If you are doing business in Arab countries during the holy month of Ramadan, you may find things a bit different to the rest of the year. Although the working hours are reduced for employees in most Arab countries, it is a time when important business relationships are forged. Being able to relate to the cultural values of a specific market and showing respect towards them can open up many opportunities for your business.
The ninth month of the lunar Islamic calendar is the month of fasting, forgiveness, worship spirituality, humility, patience and praying. Each day during this holy month, from sunrise to sunset, Muslims all over the world abstain from eating, drinking, smoking, as well as from participating in anything that is considered ill-natured or excessive.
While Ramadan is a period of reflection for observant Muslims, many business networking activities do take place during Iftar and Suhour (the breaking of the fast). Provided you develop a good cultural understanding of this occasion, you will find plenty of opportunities to build relationships with your Muslim counterparts during Ramadan.
If you are planning to do business in the Middle East during Ramadan, here are six tips to bear in mind:
1– Embrace and respect the season. Start by sending your client a Ramadan gift such as a box of dates, Arabic sweets or chocolates with a card wishing them “Ramadan Mubarak”.

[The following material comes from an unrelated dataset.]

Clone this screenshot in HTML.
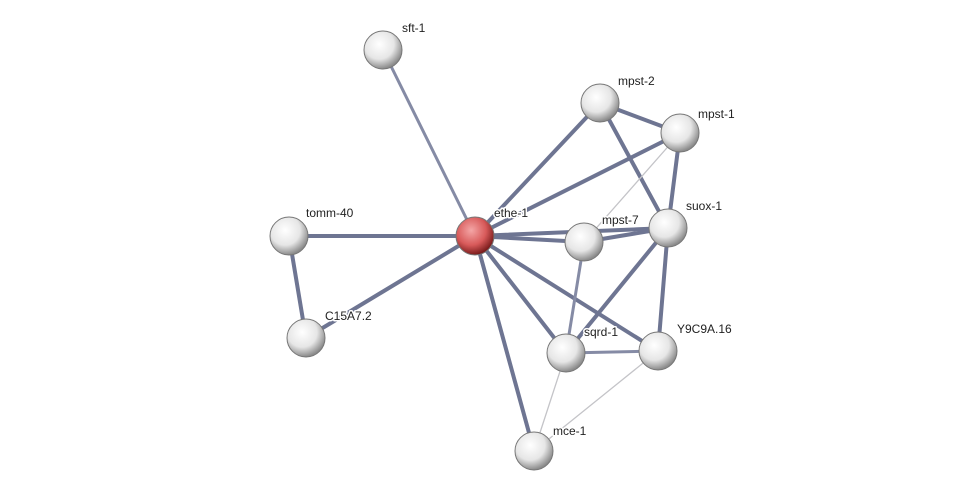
<!DOCTYPE html>
<html><head><meta charset="utf-8"><style>
html,body{margin:0;padding:0;background:#fff;}
svg{display:block;}
text{font-family:"Liberation Sans",sans-serif;font-size:12px;fill:#222;stroke:#fff;stroke-width:3px;paint-order:stroke;stroke-linejoin:round;}
</style></head><body>
<svg width="975" height="497" viewBox="0 0 975 497" xmlns="http://www.w3.org/2000/svg">
<defs>
<radialGradient id="g" cx="40%" cy="35%" r="65%">
<stop offset="0" stop-color="#ffffff"/><stop offset="0.6" stop-color="#e6e6e6"/><stop offset="1" stop-color="#8a8a8a"/>
</radialGradient>
<radialGradient id="r" cx="40%" cy="35%" r="65%">
<stop offset="0" stop-color="#f4a6a6"/><stop offset="0.6" stop-color="#d85a5a"/><stop offset="1" stop-color="#7a1c1c"/>
</radialGradient>
</defs>
<g stroke-linecap="round">
<g stroke="#6e7592" stroke-width="4">
<line x1="475" y1="236" x2="289" y2="236"/>
<line x1="475" y1="236" x2="306" y2="338"/>
<line x1="289" y1="236" x2="306" y2="338"/>
<line x1="475" y1="236" x2="600" y2="103"/>
<line x1="475" y1="236" x2="680" y2="133"/>
<line x1="475" y1="236" x2="584" y2="242"/>
<line x1="475" y1="236" x2="668" y2="228"/>
<line x1="475" y1="236" x2="566" y2="353"/>
<line x1="475" y1="236" x2="658" y2="351"/>
<line x1="475" y1="236" x2="534" y2="451"/>
<line x1="600" y1="103" x2="680" y2="133"/>
<line x1="600" y1="103" x2="668" y2="228"/>
<line x1="680" y1="133" x2="668" y2="228"/>
<line x1="584" y1="242" x2="668" y2="228"/>
<line x1="668" y1="228" x2="566" y2="353"/>
<line x1="668" y1="228" x2="658" y2="351"/>
</g>
<g stroke="#858ba5" stroke-width="3">
<line x1="475" y1="236" x2="383" y2="50"/>
<line x1="584" y1="242" x2="566" y2="353"/>
<line x1="566" y1="353" x2="658" y2="351"/>
</g>
<g stroke="#c4c4c8" stroke-width="1.3">
<line x1="680" y1="133" x2="584" y2="242"/>
<line x1="566" y1="353" x2="534" y2="451"/>
<line x1="658" y1="351" x2="534" y2="451"/>
</g>
</g>
<g stroke="#777" stroke-width="1">
<circle cx="383" cy="50" r="19" fill="url(#g)"/>
<circle cx="600" cy="103" r="19" fill="url(#g)"/>
<circle cx="680" cy="133" r="19" fill="url(#g)"/>
<circle cx="289" cy="236" r="19" fill="url(#g)"/>
<circle cx="475" cy="236" r="19" fill="url(#r)"/>
<circle cx="584" cy="242" r="19" fill="url(#g)"/>
<circle cx="668" cy="228" r="19" fill="url(#g)"/>
<circle cx="306" cy="338" r="19" fill="url(#g)"/>
<circle cx="566" cy="353" r="19" fill="url(#g)"/>
<circle cx="658" cy="351" r="19" fill="url(#g)"/>
<circle cx="534" cy="451" r="19" fill="url(#g)"/>
</g>
<text x="402" y="32">sft-1</text>
<text x="618" y="85">mpst-2</text>
<text x="698" y="118">mpst-1</text>
<text x="306" y="217">tomm-40</text>
<text x="494" y="217">ethe-1</text>
<text x="602" y="224">mpst-7</text>
<text x="686" y="210">suox-1</text>
<text x="325" y="320">C15A7.2</text>
<text x="584" y="336">sqrd-1</text>
<text x="677" y="333">Y9C9A.16</text>
<text x="553" y="435">mce-1</text>
</svg>
</body></html>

2– Business lunches do not tend to happen during the holy month and you may also find it difficult to book an appointment during working hours with a Muslim colleague. Instead, you may receive an invitation to attend the activities that take place after the fasting hours – Iftar and Sohour. Iftar, in particular, substitutes normal business lunches and being invited is a sign of trust and friendship so you should accept.
3– Dress conservatively when doing business. This is particularly important for female visitors. Shoulders should always be covered.
4– Avoid eating, drinking, smoking and listening to music in the presence of your Muslim colleagues or in public places during daylight.
5– Be aware that during the holy month working hours are reduced by 2 hours per day. In most Gulf countries the working week begins on a Sunday and ends on a Thursday. However, in some countries it could begin on a Saturday and end on a Wednesday. Always check beforehand.
6– Remember that fasting for such a long period of time, particularly during summer, is challenging for your Muslim colleagues. Try and keep your business interactions brief, or arrange to meet after Iftar.